Written task
Among the entries that follow, the required portion opens with the line containing "The picture is" and closes with the line containing "rate per min". Give that portion again exactly, and nothing else.

* Start Data for this task *

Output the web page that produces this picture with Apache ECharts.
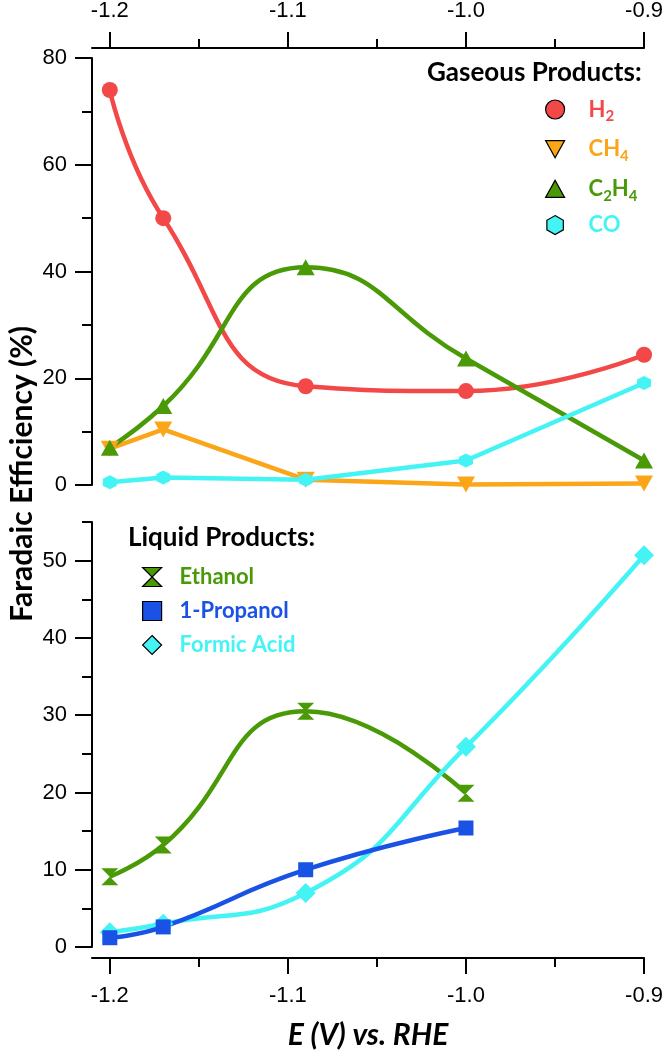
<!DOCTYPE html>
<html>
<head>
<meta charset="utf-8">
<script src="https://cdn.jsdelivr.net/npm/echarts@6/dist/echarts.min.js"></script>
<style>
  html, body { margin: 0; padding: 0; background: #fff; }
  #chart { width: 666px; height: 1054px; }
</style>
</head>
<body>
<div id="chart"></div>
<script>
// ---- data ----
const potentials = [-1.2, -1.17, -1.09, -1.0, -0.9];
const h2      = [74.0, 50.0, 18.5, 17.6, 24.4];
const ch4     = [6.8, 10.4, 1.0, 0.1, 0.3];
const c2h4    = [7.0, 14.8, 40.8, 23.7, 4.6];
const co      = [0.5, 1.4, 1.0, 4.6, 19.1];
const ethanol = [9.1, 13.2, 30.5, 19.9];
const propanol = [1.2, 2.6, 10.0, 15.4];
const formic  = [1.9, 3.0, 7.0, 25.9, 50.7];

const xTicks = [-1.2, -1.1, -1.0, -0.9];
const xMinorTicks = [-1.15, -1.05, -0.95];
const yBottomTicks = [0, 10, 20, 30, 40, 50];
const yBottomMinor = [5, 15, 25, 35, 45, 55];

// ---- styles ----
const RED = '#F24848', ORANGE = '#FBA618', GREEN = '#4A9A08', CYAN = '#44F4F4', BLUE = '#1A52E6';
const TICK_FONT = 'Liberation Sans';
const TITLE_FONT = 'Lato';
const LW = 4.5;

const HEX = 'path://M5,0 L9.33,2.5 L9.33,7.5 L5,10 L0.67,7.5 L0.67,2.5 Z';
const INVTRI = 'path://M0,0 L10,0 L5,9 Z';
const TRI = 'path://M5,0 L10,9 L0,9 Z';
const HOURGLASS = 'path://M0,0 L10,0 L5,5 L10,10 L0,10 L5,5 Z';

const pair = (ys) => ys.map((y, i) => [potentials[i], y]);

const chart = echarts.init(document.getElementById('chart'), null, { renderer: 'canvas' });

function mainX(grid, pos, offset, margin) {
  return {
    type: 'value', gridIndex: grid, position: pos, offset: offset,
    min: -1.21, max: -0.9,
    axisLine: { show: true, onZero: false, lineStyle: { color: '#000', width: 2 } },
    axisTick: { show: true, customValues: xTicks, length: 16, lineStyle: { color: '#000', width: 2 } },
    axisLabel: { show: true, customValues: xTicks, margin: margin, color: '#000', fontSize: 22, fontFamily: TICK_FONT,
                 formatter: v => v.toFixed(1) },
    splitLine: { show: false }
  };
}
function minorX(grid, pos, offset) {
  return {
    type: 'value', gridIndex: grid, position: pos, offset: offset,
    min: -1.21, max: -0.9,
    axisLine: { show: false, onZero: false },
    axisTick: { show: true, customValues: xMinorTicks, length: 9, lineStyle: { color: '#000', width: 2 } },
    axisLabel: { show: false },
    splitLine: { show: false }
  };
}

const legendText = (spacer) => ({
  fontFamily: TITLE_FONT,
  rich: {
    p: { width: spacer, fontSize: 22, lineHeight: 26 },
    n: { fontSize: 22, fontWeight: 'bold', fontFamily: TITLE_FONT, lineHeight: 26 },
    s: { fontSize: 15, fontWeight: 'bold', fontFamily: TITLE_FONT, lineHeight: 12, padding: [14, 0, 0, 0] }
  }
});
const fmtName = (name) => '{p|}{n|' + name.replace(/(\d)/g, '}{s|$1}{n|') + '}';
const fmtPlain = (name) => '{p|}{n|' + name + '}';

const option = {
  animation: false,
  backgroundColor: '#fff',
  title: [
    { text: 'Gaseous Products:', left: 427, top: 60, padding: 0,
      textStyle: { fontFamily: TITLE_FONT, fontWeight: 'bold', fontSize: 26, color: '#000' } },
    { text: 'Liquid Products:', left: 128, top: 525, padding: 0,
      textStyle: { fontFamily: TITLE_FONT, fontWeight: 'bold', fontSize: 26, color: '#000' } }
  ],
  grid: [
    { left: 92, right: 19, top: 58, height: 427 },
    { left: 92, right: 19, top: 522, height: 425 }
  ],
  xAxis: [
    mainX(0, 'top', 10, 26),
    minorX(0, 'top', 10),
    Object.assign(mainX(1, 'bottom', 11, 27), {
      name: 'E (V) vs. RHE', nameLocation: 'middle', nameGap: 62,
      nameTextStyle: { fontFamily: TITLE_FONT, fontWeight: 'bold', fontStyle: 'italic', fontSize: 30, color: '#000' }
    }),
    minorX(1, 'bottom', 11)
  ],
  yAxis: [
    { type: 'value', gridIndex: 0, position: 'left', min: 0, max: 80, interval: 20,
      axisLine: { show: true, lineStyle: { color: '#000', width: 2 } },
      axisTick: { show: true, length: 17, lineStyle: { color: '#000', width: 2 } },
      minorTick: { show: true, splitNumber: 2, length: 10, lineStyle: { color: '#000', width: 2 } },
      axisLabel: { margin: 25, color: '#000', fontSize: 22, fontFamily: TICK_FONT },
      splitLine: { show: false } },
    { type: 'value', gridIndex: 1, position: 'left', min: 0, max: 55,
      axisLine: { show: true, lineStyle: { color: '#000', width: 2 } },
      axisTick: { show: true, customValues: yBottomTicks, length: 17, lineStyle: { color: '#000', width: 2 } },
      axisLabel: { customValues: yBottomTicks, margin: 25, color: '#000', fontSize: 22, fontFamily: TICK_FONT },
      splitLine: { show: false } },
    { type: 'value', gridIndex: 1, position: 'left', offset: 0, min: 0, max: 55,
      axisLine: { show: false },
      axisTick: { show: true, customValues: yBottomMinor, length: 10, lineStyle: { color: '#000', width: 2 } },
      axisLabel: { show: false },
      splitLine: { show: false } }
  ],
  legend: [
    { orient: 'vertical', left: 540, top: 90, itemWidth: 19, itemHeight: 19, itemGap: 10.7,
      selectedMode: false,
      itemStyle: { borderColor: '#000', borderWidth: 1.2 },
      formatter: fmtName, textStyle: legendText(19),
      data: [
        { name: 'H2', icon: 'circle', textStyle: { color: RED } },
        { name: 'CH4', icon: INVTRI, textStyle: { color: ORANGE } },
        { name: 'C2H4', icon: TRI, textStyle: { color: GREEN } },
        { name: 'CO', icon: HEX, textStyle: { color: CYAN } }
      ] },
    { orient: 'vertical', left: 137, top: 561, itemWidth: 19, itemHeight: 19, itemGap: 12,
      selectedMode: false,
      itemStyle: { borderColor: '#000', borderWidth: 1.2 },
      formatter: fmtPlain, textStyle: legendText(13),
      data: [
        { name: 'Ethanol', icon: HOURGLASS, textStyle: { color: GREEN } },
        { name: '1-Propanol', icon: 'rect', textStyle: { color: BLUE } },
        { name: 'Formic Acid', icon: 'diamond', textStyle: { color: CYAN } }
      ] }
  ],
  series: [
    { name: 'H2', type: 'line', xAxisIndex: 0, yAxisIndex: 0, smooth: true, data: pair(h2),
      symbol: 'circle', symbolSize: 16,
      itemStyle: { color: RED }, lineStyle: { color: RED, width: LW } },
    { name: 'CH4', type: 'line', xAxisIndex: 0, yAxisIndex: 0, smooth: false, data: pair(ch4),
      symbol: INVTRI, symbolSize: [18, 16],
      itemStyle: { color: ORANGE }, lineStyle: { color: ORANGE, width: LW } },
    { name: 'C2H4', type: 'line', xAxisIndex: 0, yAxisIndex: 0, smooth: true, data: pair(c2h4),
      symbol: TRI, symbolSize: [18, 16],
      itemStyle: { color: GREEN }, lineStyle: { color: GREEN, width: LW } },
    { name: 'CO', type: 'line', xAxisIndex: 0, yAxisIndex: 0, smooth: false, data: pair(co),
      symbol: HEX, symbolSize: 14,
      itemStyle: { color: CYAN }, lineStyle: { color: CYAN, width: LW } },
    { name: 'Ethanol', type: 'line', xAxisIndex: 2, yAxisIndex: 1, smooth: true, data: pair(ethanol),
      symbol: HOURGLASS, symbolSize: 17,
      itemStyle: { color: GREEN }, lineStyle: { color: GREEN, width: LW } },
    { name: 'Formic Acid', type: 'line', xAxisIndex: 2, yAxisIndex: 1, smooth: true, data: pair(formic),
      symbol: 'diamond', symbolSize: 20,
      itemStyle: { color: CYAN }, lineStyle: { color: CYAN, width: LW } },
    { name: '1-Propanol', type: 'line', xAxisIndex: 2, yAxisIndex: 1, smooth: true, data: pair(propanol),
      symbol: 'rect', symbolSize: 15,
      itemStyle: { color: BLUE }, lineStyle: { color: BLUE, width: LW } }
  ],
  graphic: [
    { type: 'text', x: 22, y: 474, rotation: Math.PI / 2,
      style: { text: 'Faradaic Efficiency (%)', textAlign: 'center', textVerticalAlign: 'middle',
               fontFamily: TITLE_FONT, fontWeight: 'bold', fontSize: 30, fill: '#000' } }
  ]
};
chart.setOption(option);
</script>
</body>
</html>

* End Data for this task *
* Start Data for this task *

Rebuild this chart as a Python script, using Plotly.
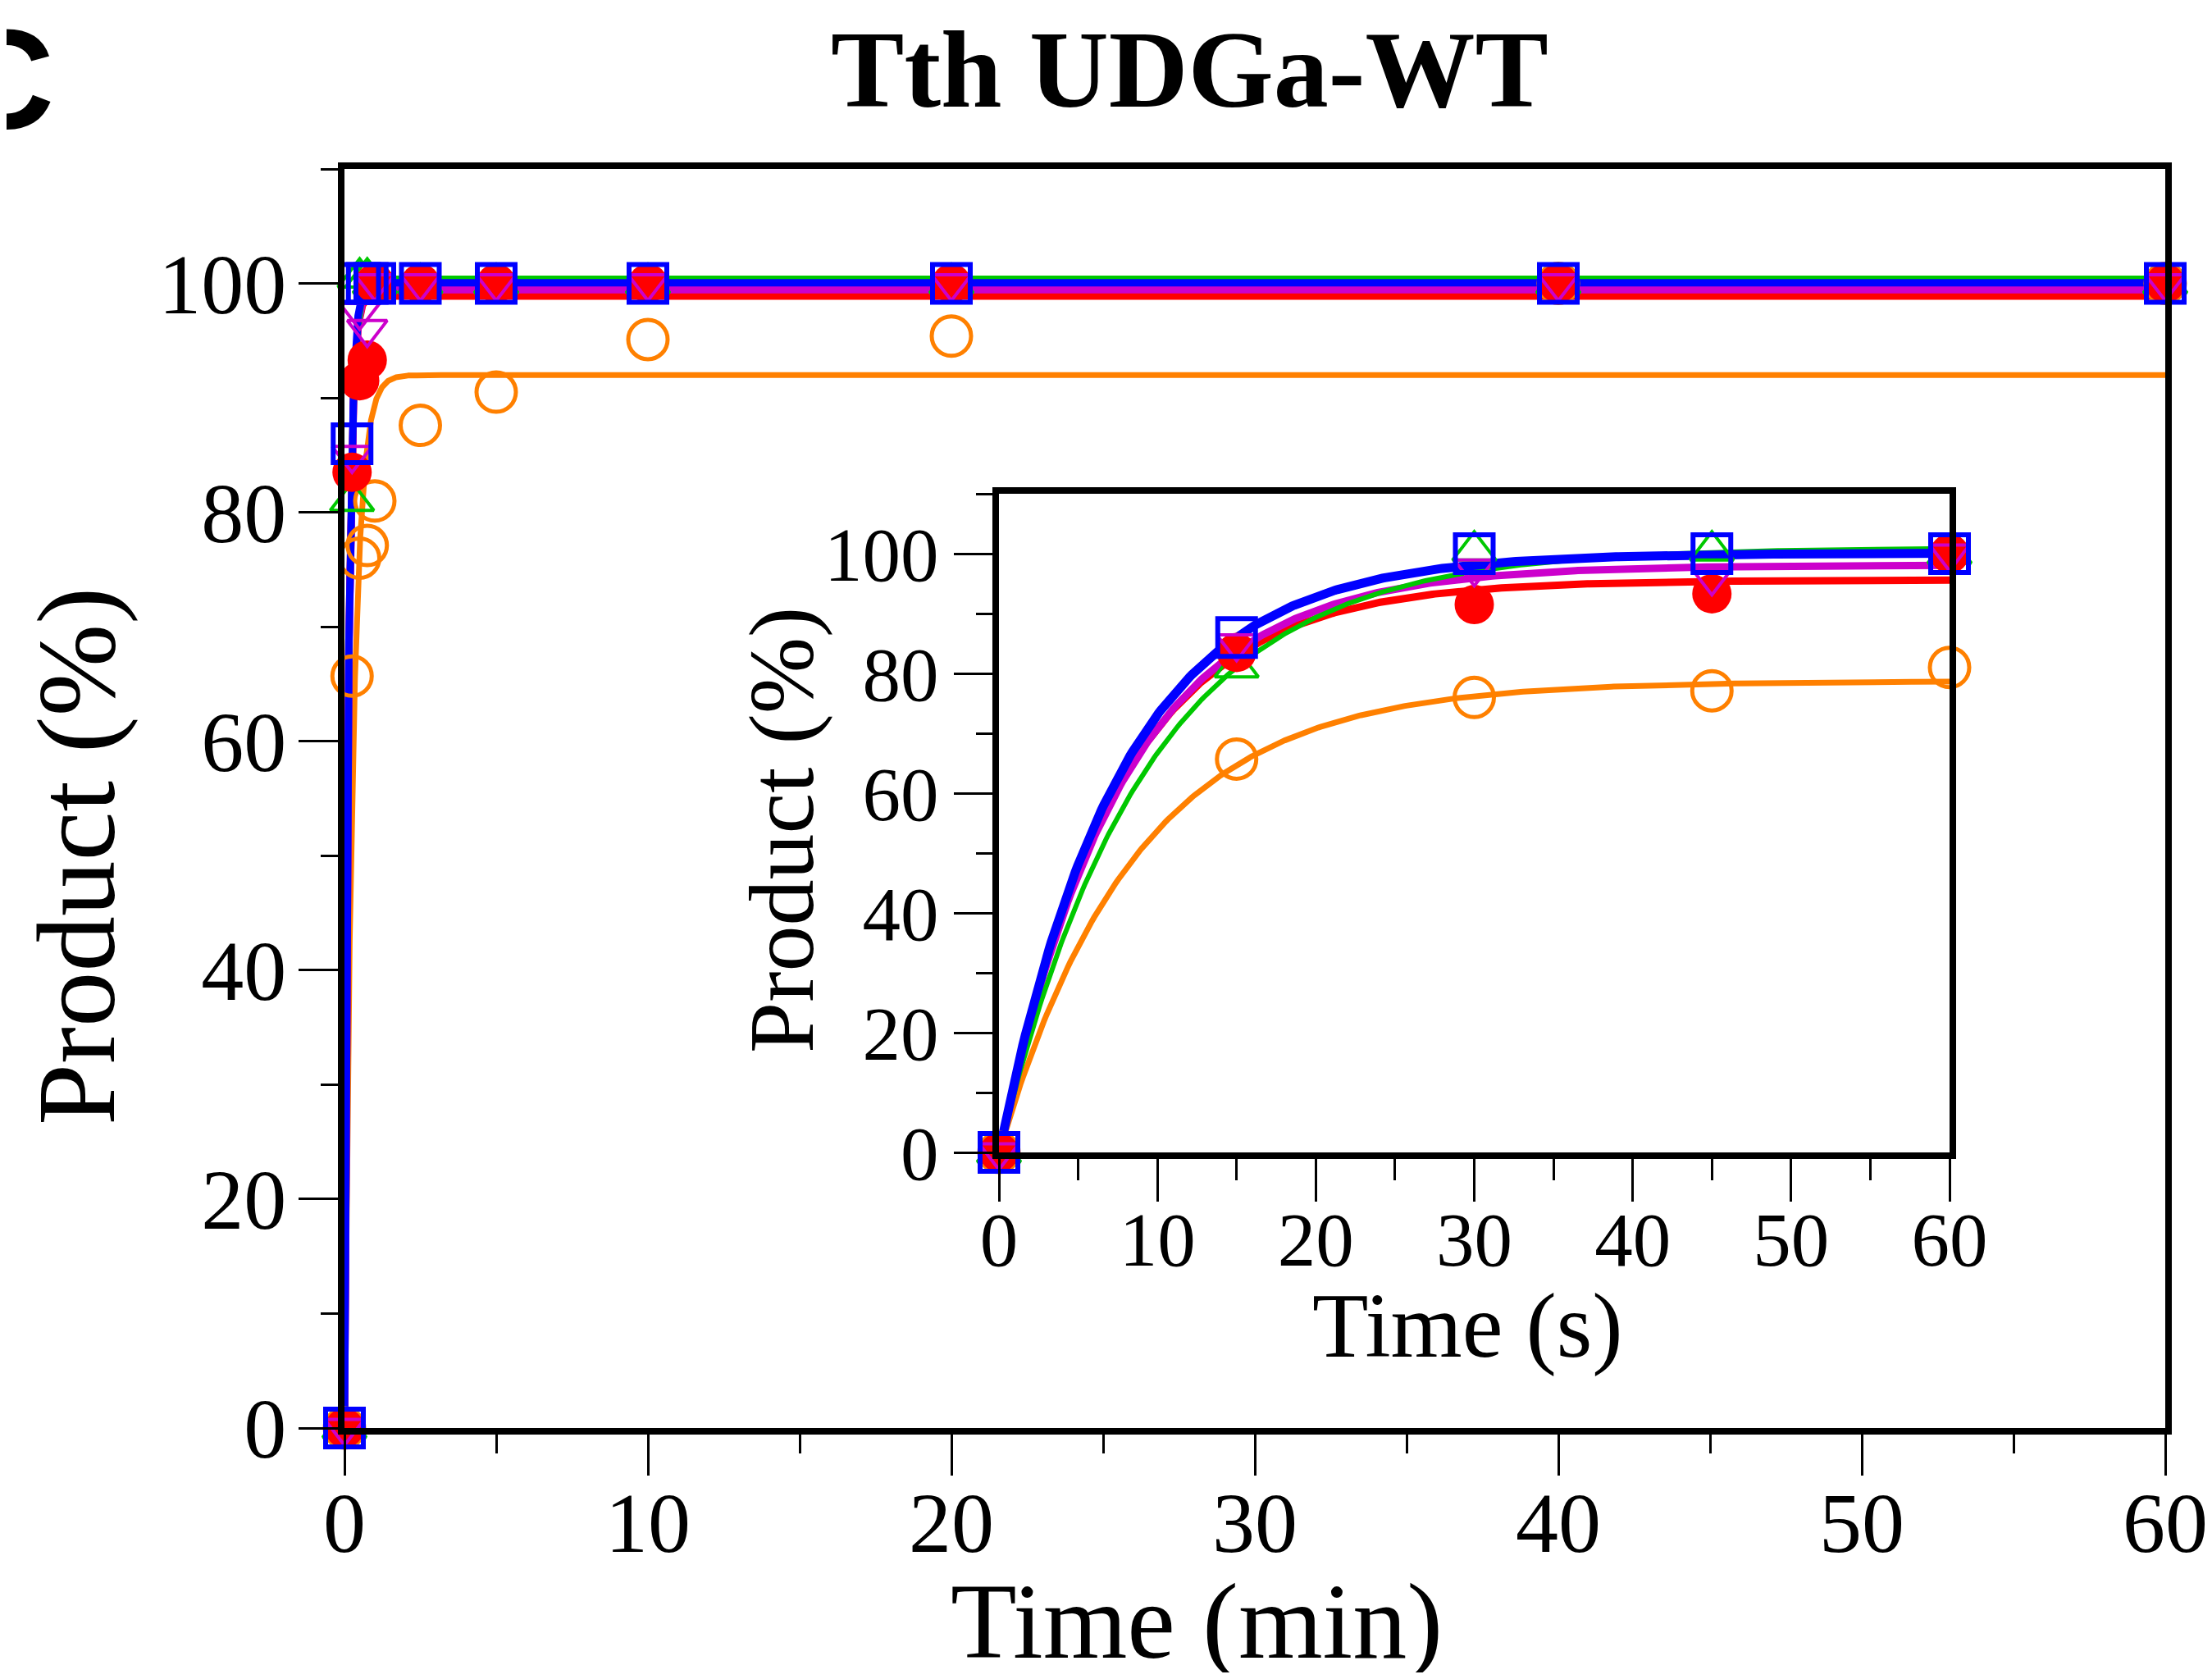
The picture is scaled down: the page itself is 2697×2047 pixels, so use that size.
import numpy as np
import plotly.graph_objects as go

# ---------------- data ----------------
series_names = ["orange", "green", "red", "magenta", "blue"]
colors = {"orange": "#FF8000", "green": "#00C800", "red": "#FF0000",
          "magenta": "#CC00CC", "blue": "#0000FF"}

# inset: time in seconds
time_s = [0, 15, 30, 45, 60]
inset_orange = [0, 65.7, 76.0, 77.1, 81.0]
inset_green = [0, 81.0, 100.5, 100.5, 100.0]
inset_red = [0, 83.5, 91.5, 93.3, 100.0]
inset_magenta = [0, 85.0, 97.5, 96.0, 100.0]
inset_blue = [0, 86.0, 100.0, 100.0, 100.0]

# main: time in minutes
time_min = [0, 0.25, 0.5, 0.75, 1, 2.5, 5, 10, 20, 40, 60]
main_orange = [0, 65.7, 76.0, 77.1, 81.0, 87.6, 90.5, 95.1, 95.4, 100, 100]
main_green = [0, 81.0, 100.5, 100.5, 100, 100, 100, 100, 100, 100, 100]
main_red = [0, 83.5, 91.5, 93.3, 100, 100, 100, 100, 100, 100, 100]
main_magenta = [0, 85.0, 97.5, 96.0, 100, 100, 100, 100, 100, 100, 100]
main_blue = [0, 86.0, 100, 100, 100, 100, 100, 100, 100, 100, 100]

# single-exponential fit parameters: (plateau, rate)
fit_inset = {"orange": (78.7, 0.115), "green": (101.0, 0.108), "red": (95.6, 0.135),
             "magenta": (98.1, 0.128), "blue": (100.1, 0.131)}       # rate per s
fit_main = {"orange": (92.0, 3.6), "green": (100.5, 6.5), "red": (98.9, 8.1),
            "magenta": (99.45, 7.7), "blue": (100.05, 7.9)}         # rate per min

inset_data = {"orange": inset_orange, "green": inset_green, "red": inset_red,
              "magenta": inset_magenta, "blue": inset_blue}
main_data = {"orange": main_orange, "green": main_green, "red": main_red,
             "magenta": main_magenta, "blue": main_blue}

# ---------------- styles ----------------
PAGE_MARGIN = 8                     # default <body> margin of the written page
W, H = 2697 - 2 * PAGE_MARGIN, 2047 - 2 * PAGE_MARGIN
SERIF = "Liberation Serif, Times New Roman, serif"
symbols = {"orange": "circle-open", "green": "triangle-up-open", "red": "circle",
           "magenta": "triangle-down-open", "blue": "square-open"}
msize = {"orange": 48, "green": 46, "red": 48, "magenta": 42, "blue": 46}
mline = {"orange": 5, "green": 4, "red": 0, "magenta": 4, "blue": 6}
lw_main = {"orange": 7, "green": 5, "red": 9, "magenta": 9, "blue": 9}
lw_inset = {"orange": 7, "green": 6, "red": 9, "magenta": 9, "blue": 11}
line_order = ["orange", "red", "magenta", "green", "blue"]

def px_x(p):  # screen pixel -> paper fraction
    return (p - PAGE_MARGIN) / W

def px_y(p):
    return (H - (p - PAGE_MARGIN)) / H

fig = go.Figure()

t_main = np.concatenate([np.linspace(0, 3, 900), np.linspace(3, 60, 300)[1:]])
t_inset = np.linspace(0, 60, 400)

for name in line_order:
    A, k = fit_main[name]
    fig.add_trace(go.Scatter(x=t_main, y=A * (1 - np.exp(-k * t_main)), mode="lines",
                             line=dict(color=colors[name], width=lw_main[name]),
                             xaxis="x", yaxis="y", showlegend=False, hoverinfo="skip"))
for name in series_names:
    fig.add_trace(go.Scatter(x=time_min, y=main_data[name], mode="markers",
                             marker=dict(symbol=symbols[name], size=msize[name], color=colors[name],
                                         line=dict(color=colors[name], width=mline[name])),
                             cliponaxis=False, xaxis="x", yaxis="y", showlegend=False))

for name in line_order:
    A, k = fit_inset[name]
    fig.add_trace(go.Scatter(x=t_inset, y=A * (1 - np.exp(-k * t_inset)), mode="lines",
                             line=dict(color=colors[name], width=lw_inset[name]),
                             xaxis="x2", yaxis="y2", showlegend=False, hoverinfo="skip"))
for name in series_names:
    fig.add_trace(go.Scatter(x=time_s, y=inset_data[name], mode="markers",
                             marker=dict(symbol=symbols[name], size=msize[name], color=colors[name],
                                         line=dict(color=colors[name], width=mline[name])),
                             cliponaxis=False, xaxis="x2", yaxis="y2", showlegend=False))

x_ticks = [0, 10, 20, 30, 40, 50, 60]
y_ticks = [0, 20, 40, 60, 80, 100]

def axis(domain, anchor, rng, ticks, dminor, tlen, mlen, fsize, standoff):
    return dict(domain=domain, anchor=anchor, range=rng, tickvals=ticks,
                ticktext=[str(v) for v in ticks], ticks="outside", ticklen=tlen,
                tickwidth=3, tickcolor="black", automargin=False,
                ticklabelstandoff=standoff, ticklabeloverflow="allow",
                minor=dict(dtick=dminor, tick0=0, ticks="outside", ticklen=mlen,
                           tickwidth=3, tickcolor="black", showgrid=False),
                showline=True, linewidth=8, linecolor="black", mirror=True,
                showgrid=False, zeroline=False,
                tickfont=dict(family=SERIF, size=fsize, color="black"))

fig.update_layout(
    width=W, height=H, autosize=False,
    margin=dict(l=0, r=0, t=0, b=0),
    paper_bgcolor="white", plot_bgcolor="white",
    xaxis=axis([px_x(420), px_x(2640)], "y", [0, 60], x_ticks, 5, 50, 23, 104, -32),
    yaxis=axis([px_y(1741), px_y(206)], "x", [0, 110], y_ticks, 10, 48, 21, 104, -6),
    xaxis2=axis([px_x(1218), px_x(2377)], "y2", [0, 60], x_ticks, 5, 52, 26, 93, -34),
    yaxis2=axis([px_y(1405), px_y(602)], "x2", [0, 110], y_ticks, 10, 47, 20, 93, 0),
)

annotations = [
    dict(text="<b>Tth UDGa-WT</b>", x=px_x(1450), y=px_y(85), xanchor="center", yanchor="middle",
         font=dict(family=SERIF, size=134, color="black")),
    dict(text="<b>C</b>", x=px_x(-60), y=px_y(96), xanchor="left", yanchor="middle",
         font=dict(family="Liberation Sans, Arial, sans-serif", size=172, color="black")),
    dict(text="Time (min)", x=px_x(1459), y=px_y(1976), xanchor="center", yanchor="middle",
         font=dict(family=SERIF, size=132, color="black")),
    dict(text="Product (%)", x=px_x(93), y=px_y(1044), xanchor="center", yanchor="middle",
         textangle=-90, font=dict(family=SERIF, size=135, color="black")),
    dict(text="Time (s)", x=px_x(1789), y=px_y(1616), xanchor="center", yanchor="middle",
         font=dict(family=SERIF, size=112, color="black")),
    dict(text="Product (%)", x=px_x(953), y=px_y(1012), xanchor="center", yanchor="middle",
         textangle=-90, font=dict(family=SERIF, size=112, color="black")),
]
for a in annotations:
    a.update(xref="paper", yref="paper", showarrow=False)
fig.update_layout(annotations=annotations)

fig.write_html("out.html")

* End Data for this task *

Answer for this exercise
The picture is scaled down: the page itself is 2697×2047 pixels, so use that size.
import numpy as np
import plotly.graph_objects as go

# ---------------- data ----------------
series_names = ["orange", "green", "red", "magenta", "blue"]
colors = {"orange": "#FF8000", "green": "#00C800", "red": "#FF0000",
          "magenta": "#CC00CC", "blue": "#0000FF"}

# inset: time in seconds
time_s = [0, 15, 30, 45, 60]
inset_orange = [0, 65.7, 76.0, 77.1, 81.0]
inset_green = [0, 81.0, 100.5, 100.5, 100.0]
inset_red = [0, 83.5, 91.5, 93.3, 100.0]
inset_magenta = [0, 85.0, 97.5, 96.0, 100.0]
inset_blue = [0, 86.0, 100.0, 100.0, 100.0]

# main: time in minutes
time_min = [0, 0.25, 0.5, 0.75, 1, 2.5, 5, 10, 20, 40, 60]
main_orange = [0, 65.7, 76.0, 77.1, 81.0, 87.6, 90.5, 95.1, 95.4, 100, 100]
main_green = [0, 81.0, 100.5, 100.5, 100, 100, 100, 100, 100, 100, 100]
main_red = [0, 83.5, 91.5, 93.3, 100, 100, 100, 100, 100, 100, 100]
main_magenta = [0, 85.0, 97.5, 96.0, 100, 100, 100, 100, 100, 100, 100]
main_blue = [0, 86.0, 100, 100, 100, 100, 100, 100, 100, 100, 100]

# single-exponential fit parameters: (plateau, rate)
fit_inset = {"orange": (78.7, 0.115), "green": (101.0, 0.108), "red": (95.6, 0.135),
             "magenta": (98.1, 0.128), "blue": (100.1, 0.131)}       # rate per s
fit_main = {"orange": (92.0, 3.6), "green": (100.5, 6.5), "red": (98.9, 8.1),
            "magenta": (99.45, 7.7), "blue": (100.05, 7.9)}         # rate per min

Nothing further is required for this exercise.